A similar division of function has been defended by Nordlie et al. (2009), who also stress that publication serves a different function from code. Their proposal also helps to deal with highly complex models, such as detailed simulations of neocortical microcircuitry (Markram et al. 2015) or functional simulations of the whole brain (Eliasmith et al. 2012). The authors suggest that papers that describe such models should be, if needed, split: one paper should contain the model description, and another its analysis. In the worst case, the description could be relegated to supplementary materials, but they notice—as we did—that these may not be properly peer-reviewed, and authors may not receive proper credit because these are not citable. At the same time, Nordlie et al. (2009) offer detailed guidelines, based on the analysis of 14 papers on neuronal networks, aimed at making future papers complete. Thus, while their contribution is more detailed and specifically tailored to neuronal network models, it is quite close to ours in spirit.

Let us close by comparing and contrasting our proposal with the best practices defended by Manninen et al. (2011):

We propose that all models should (1) be formulated using common description language, (2) have adequate metadata related to model and experimental data used, (3) explain set of features describing the overall behavior of the modeled system, and (4) be compared to previous models. In other words, all new models should be constructed according to clearly defined general rules (p. 9).

We wholeheartedly agree with (3), which we try to clarify in terms of the principle of completeness. As to (4), it is a necessary step in defending the quality of a model, and such defenses are always contrastive. We believe that it is essentially correct, though not directly associated with replicability or reproducibility. What about a common description language and metadata?

Standardizing scientific work makes interoperability easier, which is obviously required for model replication. But standardizing prematurely will inevitably lead to a proliferation of standards instead of increasing interoperability. The problem is that we still do not know what should be included in the ideal future computational description of a model. Thus, any cutting-edge work is in danger of not being expressible in a common description language, which will require small adjustments of such languages, whose variety and number—but not necessarily their interoperability—will increase over time. There are already several such languages, such as SBML, CellML, FieldML, NineML, LEMS/NeuroML and PyNN (Davison et al. 2008; Gleeson et al. 2010; Cannon et al. 2014; McDougal et al. 2016). It should not be considered a serious violation of scientific norms to publish a paper describing new work without conforming to a previous standard.

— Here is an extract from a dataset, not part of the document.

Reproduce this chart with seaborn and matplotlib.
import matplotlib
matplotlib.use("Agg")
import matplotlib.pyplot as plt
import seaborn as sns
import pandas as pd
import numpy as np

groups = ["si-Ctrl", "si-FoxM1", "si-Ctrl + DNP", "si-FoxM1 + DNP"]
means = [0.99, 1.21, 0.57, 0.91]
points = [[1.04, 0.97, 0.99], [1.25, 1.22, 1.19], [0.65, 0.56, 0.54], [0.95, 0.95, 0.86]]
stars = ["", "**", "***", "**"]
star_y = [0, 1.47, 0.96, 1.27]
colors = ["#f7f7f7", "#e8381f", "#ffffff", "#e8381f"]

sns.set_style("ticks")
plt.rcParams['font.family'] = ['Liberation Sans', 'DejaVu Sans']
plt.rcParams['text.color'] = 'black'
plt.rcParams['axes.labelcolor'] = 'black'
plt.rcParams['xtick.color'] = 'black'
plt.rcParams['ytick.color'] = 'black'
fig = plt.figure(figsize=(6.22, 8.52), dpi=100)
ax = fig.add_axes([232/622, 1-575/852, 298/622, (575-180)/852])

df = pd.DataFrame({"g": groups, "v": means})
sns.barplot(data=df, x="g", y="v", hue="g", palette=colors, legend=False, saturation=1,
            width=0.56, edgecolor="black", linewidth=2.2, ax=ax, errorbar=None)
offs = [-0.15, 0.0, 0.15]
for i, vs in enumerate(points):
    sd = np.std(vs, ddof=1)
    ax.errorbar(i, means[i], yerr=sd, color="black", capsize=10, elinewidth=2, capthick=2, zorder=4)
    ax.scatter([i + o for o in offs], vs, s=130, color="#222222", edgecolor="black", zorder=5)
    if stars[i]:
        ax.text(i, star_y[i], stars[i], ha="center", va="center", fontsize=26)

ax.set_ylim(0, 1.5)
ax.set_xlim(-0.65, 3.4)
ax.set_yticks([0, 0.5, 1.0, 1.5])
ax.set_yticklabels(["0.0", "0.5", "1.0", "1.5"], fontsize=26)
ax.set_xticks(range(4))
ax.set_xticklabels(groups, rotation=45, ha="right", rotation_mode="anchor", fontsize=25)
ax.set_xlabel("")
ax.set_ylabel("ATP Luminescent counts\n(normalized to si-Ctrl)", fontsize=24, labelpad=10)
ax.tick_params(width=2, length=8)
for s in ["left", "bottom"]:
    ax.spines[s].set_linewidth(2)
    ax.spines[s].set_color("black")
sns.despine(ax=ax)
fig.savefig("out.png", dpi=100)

The same goes for open source software, which, as some argue, should be used whenever possible to generate publishable results (Easterbrook 2014; Gleeson et al. 2017). However, open source software is required only for replicability, and is not necessary for reproducibility. In other words, adherence to a common description language, common metadata description format and using open source software are all desirable but not strictly necessary features of correct scientific reporting.

5 Concluding remarks

In this opinion paper, we have argued that model reproducibility and replicability are different goals. In a nutshell, effective scientific communication requires that all and only relevant information is shared, and this is the basic guideline for model reproducibility. Model replicability and repeatability require that all details relevant to running the code be shared even if they are scientifically inessential. We hope that understanding that model repeatability, replicability, and reproducibility require different solutions will, in the long run, alleviate the current problems in the computational modeling community.